As highlighted in the past, the BPI and RIAA would like Google to go above and beyond processing takedown requests. According to them, the millions of reported links show that removing infringing links alone isn’t working.

“If the digital single market is to unlock growth, consumers need be directed to legal sources for entertainment ahead of the online black market. BPI alone has had to remove 7.5 million links from Google in the last month, protecting UK artists and musicians from sites that steal their work,” the BPI notes.

In recent years Google has slowly implemented several changes to appease the record labels. October last year the company implemented the most significant change to its search algorithm to date, aimed at downranking sites that often link to copyright-infringing material.

This significantly reduced the visibility of pirate links in search results and had a major impact on the traffic levels of some sites. However, the BPI believes that more must be done to properly address the piracy issue.

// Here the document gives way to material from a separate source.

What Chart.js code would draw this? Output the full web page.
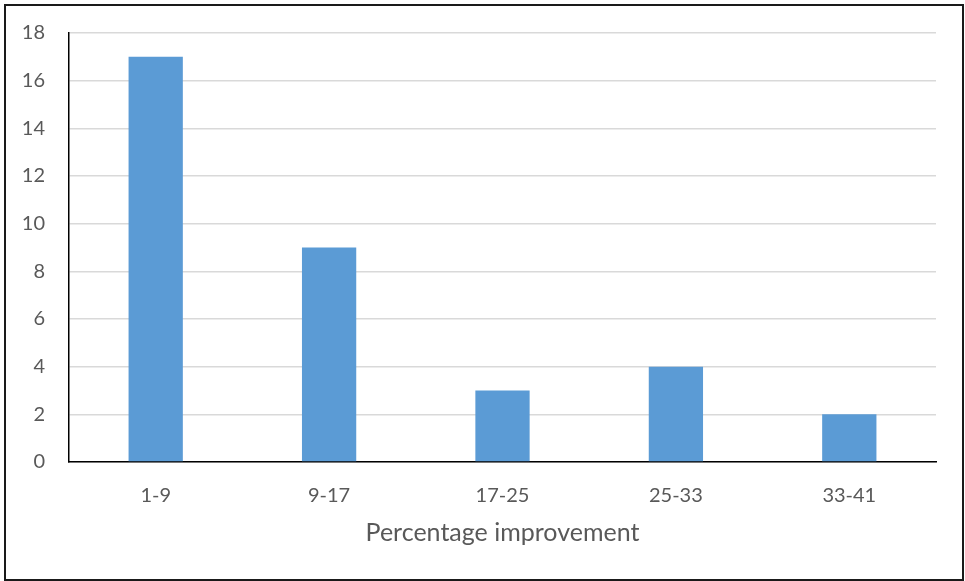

“The changes to Google’s algorithm last year represented a positive step,” the BPI says.

“But if further progress is not made swiftly to ensure that searches for entertainment content yield overwhelmingly legal results – for instance by boosting the ranking of known licensed sites for appropriate types of search – then the new UK Government and the EU Commission should intervene to make that happen.”

Both the UK Government and the European Commission are currently reviewing whether online intermediaries such as search engines should have a legal obligation to protect copyright holders.

Google, however, believes that it has done enough and repeatedly argues that the entertainment industries can themselves do more.

“Piracy often arises when consumer demand goes unmet by legitimate supply,” the company noted earlier. “The right combination of price, convenience, and inventory will do far more to reduce piracy than enforcement can.”

Based of the current standoff and the increasing rate at which pirate links are being reported to Google, the music industry groups will double the 200 million milestone by the end of next year.